TAMPA — Imagine driving downtown without hitting a red light, thanks to traffic-light synchronization. Or the brakes in a car activating when a pedestrian unexpectedly steps into the road. Or never having to worry about merging into a car hiding in the blind spot because the two vehicles were "talking to each other" and recognized the hazard before the drivers did.
These are the type of advances that could be on the horizon, thanks to $2.4 million in federal funding that the Tampa-Hillsborough Expressway Authority landed for a connected-vehicle program.
That seed money will turn the Lee Roy Selmon Expressway into a 14-mile-long experimental lab to test next-generation driverless car technology in the bay area — technology that could also be used to bring immediate relief to Tampa Bay's traffic woes.
"We're bringing transportation into the 21st century," U.S. Sen. Bill Nelson said. "And oh, by the way, Tampa is at the center of it all."
Nelson announced the U.S. Department of Transportation contract Monday. Tampa is one of four cities nationwide, including New York City and Ann Arbor, Mich., to take part in the pilot program. The fourth city was not identified.
The federal contract — the first installment in a three-stage process that could total more than $17 million — will be used to improve traffic flow with synchronized traffic signals. That, plus other connected-vehicle technologies, should enhance road safety. It could also reduce stop-and-go traffic, reducing pollution and the carbon footprint of Tampa Bay.

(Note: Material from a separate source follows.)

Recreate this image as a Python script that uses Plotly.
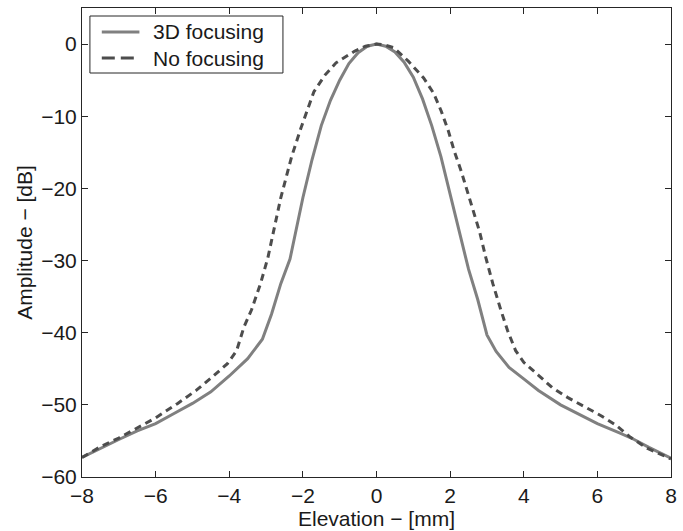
import plotly.graph_objects as go

# Elevation profiles of the beam amplitude (dB) versus elevation (mm)
focus_x = [-8.0, -7.5, -7.0, -6.5, -6.0, -5.5, -5.0, -4.5, -4.0, -3.5, -3.1, -2.85,
           -2.6, -2.35, -2.0, -1.75, -1.5, -1.25, -1.0, -0.75, -0.5, -0.25, 0.0,
           0.25, 0.5, 0.75, 1.0, 1.25, 1.5, 1.75, 2.0, 2.25, 2.5, 2.75, 3.0, 3.25,
           3.6, 4.0, 4.4, 5.0, 5.4, 6.0, 6.6, 7.0, 7.4, 8.0]
focus_db = [-57.3, -56.0, -54.8, -53.6, -52.6, -51.2, -49.8, -48.2, -46.0, -43.6, -40.9, -37.4,
            -33.2, -29.8, -21.3, -16.0, -11.3, -7.8, -5.0, -2.7, -1.2, -0.3, 0.0,
            -0.3, -1.1, -2.5, -4.6, -7.6, -11.3, -15.6, -20.7, -26.2, -31.2, -35.4, -40.3, -42.6,
            -44.8, -46.4, -48.0, -50.0, -51.0, -52.6, -53.9, -54.8, -55.9, -57.4]

nofocus_x = [-8.0, -7.5, -7.0, -6.5, -6.0, -5.4, -4.9, -4.5, -4.05, -3.8, -3.6, -3.4,
             -3.15, -2.95, -2.6, -2.3, -2.05, -1.7, -1.4, -1.1, -0.85, -0.6, -0.3, 0.0,
             0.2, 0.47, 0.87, 1.28, 1.55, 1.76, 1.95, 2.11, 2.3, 2.6, 2.8, 2.97, 3.16,
             3.38, 3.56, 3.78, 4.0, 4.4, 4.77, 5.2, 5.6, 6.1, 6.5, 6.9, 7.35, 8.0]
nofocus_db = [-57.3, -55.8, -54.6, -53.2, -51.8, -49.8, -48.0, -46.3, -44.3, -42.5, -39.2, -36.9,
              -33.2, -29.6, -21.3, -15.5, -11.6, -6.6, -4.3, -2.6, -1.8, -1.0, -0.3, 0.0,
              -0.1, -0.5, -2.4, -4.7, -6.8, -9.3, -12.0, -14.8, -17.6, -22.5, -26.0, -29.6, -33.2,
              -36.9, -39.7, -42.5, -44.1, -45.9, -47.6, -49.0, -50.1, -51.5, -52.8, -54.5, -56.0, -57.5]

series_names = ["3D focusing", "No focusing"]
series_colors = ["#808080", "#4d4d4d"]
series_dash = ["solid", "7px,5px"]
legend_dash = ["solid", "13px,6px"]

x_ticks = [-8, -6, -4, -2, 0, 2, 4, 6, 8]
y_ticks = [-60, -50, -40, -30, -20, -10, 0]

FONT = "Liberation Sans, Arial, Helvetica, sans-serif"
FS = 21
W, H = 683, 531
ML, MR, MT, MB = 82, 6, 8, 54
PW, PH = W - ML - MR, H - MT - MB


def px_x(p):
    """pixel column -> paper x"""
    return (p - ML) / PW


def px_y(p):
    """pixel row -> paper y"""
    return 1 - (p - MT) / PH


fig = go.Figure()
for xs, ys, name, color, dash in zip([focus_x, nofocus_x], [focus_db, nofocus_db],
                                     series_names, series_colors, series_dash):
    fig.add_trace(go.Scatter(
        x=xs, y=ys, mode="lines", name=name,
        line=dict(color=color, width=3, dash=dash),
    ))

# Boxed legend in the upper-left corner
shapes = [dict(type="rect", xref="paper", yref="paper",
               x0=px_x(90), x1=px_x(285), y0=px_y(73), y1=px_y(16),
               line=dict(color="#262626", width=1), fillcolor="white", layer="above")]
annotations = []
for i, (name, color, dash) in enumerate(zip(series_names, series_colors, legend_dash)):
    row = 32 + 26 * i
    shapes.append(dict(type="line", xref="paper", yref="paper",
                       x0=px_x(102), x1=px_x(140), y0=px_y(row), y1=px_y(row),
                       line=dict(color=color, width=3, dash=dash),
                       layer="above"))
    annotations.append(dict(xref="paper", yref="paper", x=px_x(152), y=px_y(row),
                            xanchor="left", yanchor="middle", showarrow=False,
                            text=name, font=dict(family=FONT, size=FS, color="#1a1a1a")))

axis_common = dict(
    showline=True, linecolor="#262626", linewidth=1, mirror="ticks",
    ticks="inside", ticklen=6, tickcolor="#262626", tickwidth=1,
    showgrid=False, zeroline=False,
    tickfont=dict(family=FONT, size=FS, color="#1a1a1a"),
)

fig.update_layout(
    width=W, height=H,
    margin=dict(l=ML, r=MR, t=MT, b=MB),
    paper_bgcolor="white", plot_bgcolor="white",
    font=dict(family=FONT, size=FS, color="#1a1a1a"),
    xaxis=dict(
        range=[-8, 8], tickvals=x_ticks,
        title=dict(text="Elevation − [mm]", font=dict(family=FONT, size=FS), standoff=2),
        **axis_common,
    ),
    yaxis=dict(
        range=[-60, 5], tickvals=y_ticks,
        title=dict(text="Amplitude − [dB]", font=dict(family=FONT, size=FS), standoff=2),
        **axis_common,
    ),
    shapes=shapes,
    annotations=annotations,
    showlegend=False,
)

fig.write_html("out.html")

Ann Arbor was the first city to join the pilot program in 2012 when the DOT equipped about 3,000 cars, trucks and buses with technology to "talk" to each other, allowing them to avoid crashes and improve traffic flow.
The DOT is testing different applications of the technology in different cities, said Peter Rogoff, the U.S. undersecretary of transportation for policy. While Ann Arbor's focus was on improving communication between cars, Tampa will be a prime testing ground for studying how to decongest highways at peak travel times and expand safety applications.
Tampa Bay recently ranked No. 11 in the nation for traffic congestion, according to a report from TomTom International, which makes GPS units.
"In Ann Arbor, we've done a lot by just knowing we can have vehicles communicate with each other," Rogoff said. "I think Tampa's going to take it to the next step, and that is, 'How do we use that knowledge to save lives and save travel time?' "
The pilot program will outfit cars, buses and roadside equipment with technology that will allow them to communicate with one another about traffic conditions. For instance, smartphones and smart car apps could give real-time warnings and alerts to pedestrians, bicyclists and drivers about potential hazards and when it's safe to cross or change lanes.
The equipment would make cars "smarter," allowing them to communicate and respond to changes in conditions. This technology is what makes driverless cars possible.
Audi tested its latest driverless car on the Selmon Expressway last year. The vehicles were tested in closed circuits and alongside regular traffic. But expressway authority executive director Joe Wagoner said it will be decades before anyone sees the reality — and benefits — of fully automated vehicles.
"It's really the holy grail of technology for transportation," state Sen. Jeff Brandes, R-St. Petersburg, said at the news conference. "The ability to add safety and fuel efficiency, and ease congestion.
"Autonomous vehicle technology will be as big of a deal as the Model T."